Важной вехой на пути раннего символистского переосмысления русской критики стал трактат Д.С. Мережковского «О причинах упадка и о новых течениях современной русской литературы» – один из первых опытов борьбы за символистскую эстетику.
Системообразующей основой работы Мережковского стала осознанная программность, вырастающая в исследование возможных путей формирования как новой русской литературы, так и критики. Главы книги отражают «логику» манифеста. Картина «раздробленности» русской культуры (гл. I «Русская поэзия и русская культура») сменяется поисками причин упадка (гл. II «Настроение публики. Порча языка. Мелкая пресса. Система гонораров. Издатели. Редакторы»).

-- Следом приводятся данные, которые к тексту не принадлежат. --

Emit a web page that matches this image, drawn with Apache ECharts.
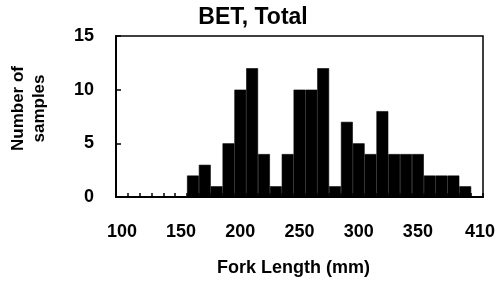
<!DOCTYPE html>
<html>
<head>
<meta charset="utf-8">
<script src="https://cdn.jsdelivr.net/npm/echarts@6/dist/echarts.min.js"></script>
<style>html,body{margin:0;padding:0;background:#fff}#c{width:500px;height:282px}</style>
</head>
<body>
<div id="c"></div>
<script>
// Bin starts (mm), 10 mm bins
const binStarts = [100,110,120,130,140,150,160,170,180,190,200,210,220,230,240,250,260,270,280,290,300,310,320,330,340,350,360,370,380,390,400];
// Number of samples per bin
const counts = [0,0,0,0,0,0,2,3,1,5,10,12,4,1,4,10,10,12,1,7,5,4,8,4,4,4,2,2,2,1,0];
// Tick labels shown every 5th bin
const xTickLabels = ['100','150','200','250','300','350','410'];
const yTicks = [0,5,10,15];

const FONT = 'Liberation Sans, Arial, sans-serif';
const chart = echarts.init(document.getElementById('c'), null, {renderer:'canvas'});
chart.setOption({
  animation:false,
  backgroundColor:'#fff',
  title:{text:'BET, Total',left:248,textAlign:'center',top:1,
    textStyle:{fontFamily:FONT,fontSize:23,fontWeight:'bold',color:'#000'}},
  grid:{left:110,right:17,top:36,bottom:82,show:true,borderColor:'#000',borderWidth:1.5,backgroundColor:'transparent'},
  xAxis:{type:'category',data:binStarts.map(String),
    name:'Fork Length (mm)',nameLocation:'middle',nameGap:62,
    nameTextStyle:{fontFamily:FONT,fontSize:18,fontWeight:'bold',color:'#000',padding:[0,12,0,0]},
    axisLine:{lineStyle:{color:'#000',width:2}},
    axisTick:{show:true,inside:true,length:4,interval:0,lineStyle:{color:'#000',width:1.5}},
    axisLabel:{interval:0,margin:26,fontFamily:FONT,fontSize:18,fontWeight:'bold',color:'#000',
      formatter:(v,i)=> (i%5===0 ? (i===30 ? '{last|'+xTickLabels[i/5]+'}' : xTickLabels[i/5]) : ''),
      rich:{last:{fontFamily:FONT,fontSize:18,fontWeight:'bold',color:'#000',padding:[0,0,0,6]}}},
    splitLine:{show:false}},
  yAxis:{type:'value',min:yTicks[0],max:yTicks[yTicks.length-1],interval:5,
    name:'Number of\nsamples',nameLocation:'middle',nameGap:66,nameRotate:90,
    nameTextStyle:{fontFamily:FONT,fontSize:17,fontWeight:'bold',color:'#000',lineHeight:21,padding:[0,0,0,16]},
    axisLine:{show:true,lineStyle:{color:'#000',width:2}},
    axisTick:{show:true,inside:true,length:5,lineStyle:{color:'#000',width:1.5}},
    axisLabel:{margin:22,fontFamily:FONT,fontSize:18,fontWeight:'bold',color:'#000'},
    splitLine:{show:false}},
  series:[{type:'bar',data:counts,barCategoryGap:'0%',barGap:'0%',
    itemStyle:{color:'#000',borderColor:'#000',borderWidth:0.6},z:2}]
});
</script>
</body>
</html>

Мережковский пишет о таких составляющих литературной жизни, как взаимоотношение писателей и редакторов, издателей, система гонораров, положение русского читателя, отношение «толпы» к искусству.

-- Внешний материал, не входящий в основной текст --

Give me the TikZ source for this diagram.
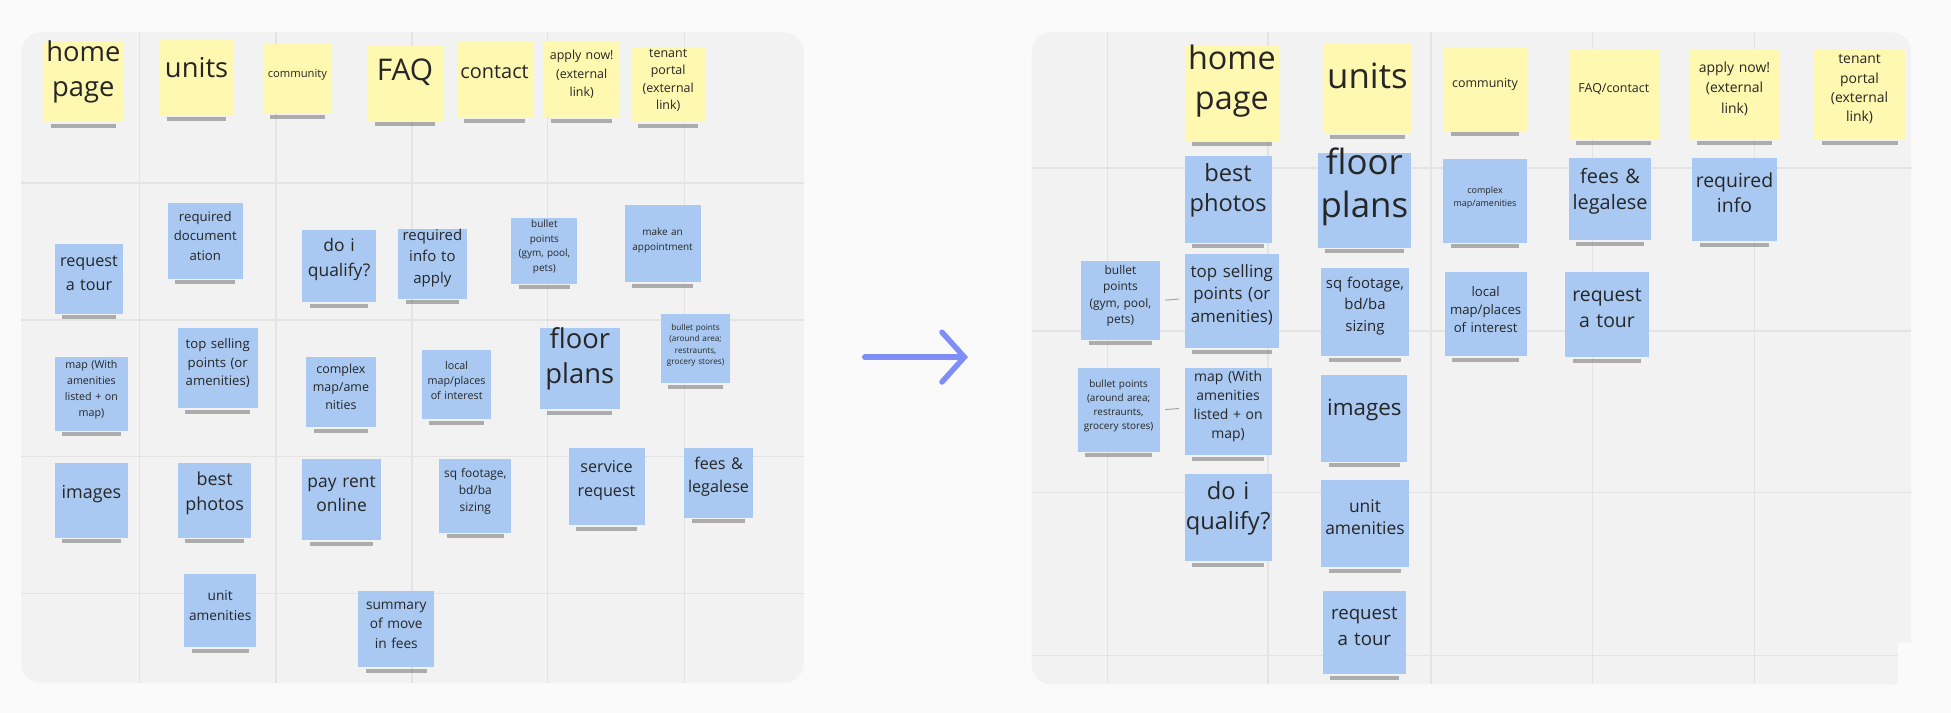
\documentclass[tikz,border=0pt]{standalone}
\usepackage{fontspec}
\setmainfont{Open Sans}
\usetikzlibrary{fit,arrows.meta}

\definecolor{pagebg}{HTML}{FAFAFA}
\definecolor{boardbg}{HTML}{F2F2F2}
\definecolor{gridln}{HTML}{E3E3E3}
\definecolor{noteyel}{HTML}{FFF8B0}
\definecolor{noteblu}{HTML}{A9C9F2}
\definecolor{arrowblu}{HTML}{7E8EF6}

\tikzset{
  board/.style={fill=boardbg, rounded corners=8},
  gridline/.style={draw=gridln, line width=0.6},
  yel/.style={fill=noteyel},
  blu/.style={fill=noteblu},
  link/.style={draw=black!35, line width=0.4},
}

% name, x1, y1, x2, y2, style, text
\newcommand\sticky[7]{%
  \draw[black!55, line width=1.6pt, opacity=0.55] ($(#2,#5)+(6,3)$) -- ($(#4,#5)+(-6,3)$);
  \node[#6, fit={(#2,#3)(#4,#5)}, inner sep=0, align=center, text=black!85] (#1) {#7};
}
\usetikzlibrary{calc}

\begin{document}
\begin{tikzpicture}[x=0.5pt,y=-0.5pt]
\fill[pagebg] (0,0) rectangle (1568,573);
\useasboundingbox (0,0) rectangle (1568,573);

% left board
\fill[board] (17,26) rectangle (646,549);
\begin{scope}
\clip[rounded corners=8] (17,26) rectangle (646,549);
\foreach \x in {112,222,331,440,550} \draw[gridline] (\x,26) -- (\x,549);
\foreach \y in {147,257,367,477} \draw[gridline] (17,\y) -- (646,\y);
\end{scope}

% right board
\fill[board] (829,26) rectangle (1536,550);
\begin{scope}
\clip[rounded corners=8] (829,26) rectangle (1536,550);
\foreach \x in {890,1019,1150,1280,1410} \draw[gridline] (\x,26) -- (\x,550);
\foreach \y in {135,266,396,527} \draw[gridline] (829,\y) -- (1536,\y);
\end{scope}
\fill[pagebg] (1525,517) rectangle (1537,551);

% left: top row
\sticky{lhome}{35}{34}{99}{98}{yel,font=\fontsize{11}{14}\selectfont}{home\\page}
\sticky{lunits}{128}{32}{188}{93}{yel,font=\fontsize{11}{14}\selectfont}{units}
\sticky{lcomm}{211}{35}{267}{91}{yel,font=\fontsize{4.5}{6}\selectfont}{community}
\sticky{lfaq}{295}{37}{356}{97}{yel,font=\fontsize{12}{14}\selectfont}{FAQ}
\sticky{lcontact}{367}{33}{428}{94}{yel,font=\fontsize{8}{10}\selectfont}{contact}
\sticky{lapply}{437}{33}{498}{94}{yel,font=\fontsize{5}{7.5}\selectfont}{apply now!\\(external\\link)}
\sticky{ltenant}{507}{38}{567}{98}{yel,font=\fontsize{5}{7}\selectfont}{tenant\\portal\\(external\\link)}

% left: blue notes
\sticky{ltour}{44}{196}{99}{252}{blu,font=\fontsize{6.5}{9.5}\selectfont}{request\\a tour}
\sticky{ldocs}{135}{163}{195}{224}{blu,font=\fontsize{5.3}{7.8}\selectfont}{required\\document\\ation}
\sticky{lqual}{243}{185}{302}{243}{blu,font=\fontsize{7}{10}\selectfont}{do i\\qualify?}
\sticky{lreq}{320}{184}{375}{240}{blu,font=\fontsize{6}{8.5}\selectfont}{required\\info to\\apply}
\sticky{lgym}{411}{175}{464}{228}{blu,font=\fontsize{4}{5.8}\selectfont}{bullet\\points\\(gym, pool,\\pets)}
\sticky{lappt}{502}{165}{563}{227}{blu,font=\fontsize{4}{6}\selectfont}{make an\\appointment\\[10pt]}
\sticky{lmap}{44}{287}{103}{346}{blu,font=\fontsize{4.3}{6.5}\selectfont}{map (With\\amenities\\listed + on\\map)}
\sticky{ltop}{143}{264}{207}{328}{blu,font=\fontsize{5.3}{7.5}\selectfont}{top selling\\points (or\\amenities)}
\sticky{lcomplex}{246}{287}{302}{343}{blu,font=\fontsize{5}{7.2}\selectfont}{complex\\map/ame\\nities}
\sticky{llocal}{339}{281}{395}{337}{blu,font=\fontsize{4.3}{6.2}\selectfont}{local\\map/places\\of interest}
\sticky{lfloor}{434}{264}{498}{329}{blu,font=\fontsize{11}{14}\selectfont}{floor\\plans}
\sticky{larea}{531}{252}{587}{308}{blu,font=\fontsize{3.3}{4.5}\selectfont}{bullet points\\(around area;\\restraunts,\\grocery stores)\\[6pt]}
\sticky{limages}{44}{372}{103}{432}{blu,font=\fontsize{7.2}{10}\selectfont}{images}
\sticky{lphotos}{143}{372}{202}{432}{blu,font=\fontsize{7.2}{10}\selectfont}{best\\photos}
\sticky{lrent}{243}{369}{306}{434}{blu,font=\fontsize{7}{10}\selectfont}{pay rent\\online}
\sticky{lsq}{353}{369}{411}{428}{blu,font=\fontsize{4.8}{6.8}\selectfont}{sq footage,\\bd/ba\\sizing}
\sticky{lservice}{457}{360}{518}{422}{blu,font=\fontsize{6.5}{9.5}\selectfont}{service\\request}
\sticky{lfees}{550}{360}{605}{416}{blu,font=\fontsize{6.5}{9.5}\selectfont}{fees \&\\legalese}
\sticky{lunitam}{148}{461}{206}{520}{blu,font=\fontsize{5.5}{8}\selectfont}{unit\\amenities}
\sticky{lsummary}{288}{475}{349}{536}{blu,font=\fontsize{5.5}{8}\selectfont}{summary\\of move\\in fees}

% middle arrow
\coordinate (arrowA) at (695,287);
\coordinate (arrowB) at (778,287);
\draw[arrowblu, line width=2.2pt, -{Straight Barb[length=9pt,width=20pt,line cap=round]}, line cap=round] (arrowA) -- (arrowB);

% right: top row
\sticky{rhome}{952}{37}{1028}{113}{yel,font=\fontsize{13}{16}\selectfont}{home\\page}
\sticky{runits}{1063}{35}{1135}{107}{yel,font=\fontsize{14}{16}\selectfont}{units}
\sticky{rcomm}{1160}{38}{1227}{105}{yel,font=\fontsize{5}{7}\selectfont}{community}
\sticky{rfaq}{1261}{39}{1333}{112}{yel,font=\fontsize{5}{7}\selectfont}{FAQ/contact}
\sticky{rapply}{1358}{39}{1430}{112}{yel,font=\fontsize{5.6}{8.2}\selectfont}{apply now!\\(external\\link)}
\sticky{rtenant}{1458}{39}{1531}{112}{yel,font=\fontsize{5.6}{7.8}\selectfont}{tenant\\portal\\(external\\link)}

% right: blue notes
\sticky{rphotos}{952}{125}{1022}{195}{blu,font=\fontsize{9.5}{12}\selectfont}{best\\photos}
\sticky{rfloor}{1059}{123}{1134}{199}{blu,font=\fontsize{14}{17}\selectfont}{floor\\plans}
\sticky{rcomplex}{1160}{128}{1227}{195}{blu,font=\fontsize{3.6}{5.2}\selectfont}{complex\\map/amenities}
\sticky{rfees}{1261}{127}{1327}{193}{blu,font=\fontsize{8}{10.5}\selectfont}{fees \&\\legalese}
\sticky{rinfo}{1360}{127}{1428}{194}{blu,font=\fontsize{7.8}{10}\selectfont}{required\\info}
\sticky{rgym}{869}{210}{932}{273}{blu,font=\fontsize{4.8}{6.5}\selectfont}{bullet\\points\\(gym, pool,\\pets)}
\sticky{rtop}{952}{204}{1028}{280}{blu,font=\fontsize{6.8}{9}\selectfont}{top selling\\points (or\\amenities)}
\sticky{rsq}{1062}{215}{1132}{286}{blu,font=\fontsize{6}{8.5}\selectfont}{sq footage,\\bd/ba\\sizing}
\sticky{rlocal}{1161}{219}{1227}{286}{blu,font=\fontsize{5.3}{7.2}\selectfont}{local\\map/places\\of interest}
\sticky{rtour}{1258}{219}{1325}{287}{blu,font=\fontsize{7.8}{10.5}\selectfont}{request\\a tour}
\sticky{rarea}{866}{296}{932}{363}{blu,font=\fontsize{4}{5.6}\selectfont}{bullet points\\(around area;\\restraunts,\\grocery stores)}
\sticky{rmap}{952}{296}{1022}{366}{blu,font=\fontsize{5.6}{7.6}\selectfont}{map (With\\amenities\\listed + on\\map)}
\sticky{rimages}{1062}{301}{1131}{371}{blu,font=\fontsize{9}{12}\selectfont}{images}
\sticky{rqual}{952}{381}{1022}{451}{blu,font=\fontsize{9.5}{12}\selectfont}{do i\\qualify?}
\sticky{runitam}{1062}{386}{1132}{456}{blu,font=\fontsize{7}{9}\selectfont}{unit\\amenities}
\sticky{rtour2}{1063}{475}{1130}{542}{blu,font=\fontsize{7.5}{10.5}\selectfont}{request\\a tour}

% links
\draw[link, shorten <=2, shorten >=2] (rgym.east) -- ([yshift=1]rtop.west);
\draw[link, shorten <=2, shorten >=2] (rarea.east) -- ([yshift=1.5]rmap.west);

\end{tikzpicture}
\end{document}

Среди трех «главных разлагающих сил», вызывающих упадок языка, Мережковский первой выделяет именно критику. У Розанова символом 60-х годов был Добролюбов, а у Мережковского становится Писарев. «Именно Писарев ввел особый иронический, почти разговорный прием»[181]. Но необходимо заметить, что, как и Розанов, Мережковский винит не столько самого Писарева, которому он не отказывает в явном таланте (это было типично почти для всех оценок Писарева), а его подражателей, взявших только «внешние стороны оригинала»: «Писарев ослепил все поколение русских рецензентов 60-х годов. В критическом отделе “Отечественных записок” считалось непринятым писать другим языком. Силу они превратили в грубость, иронию – в оскорбительную фамильярность с читателем, простоту – в презрение к самым необходимым приличиям»[182].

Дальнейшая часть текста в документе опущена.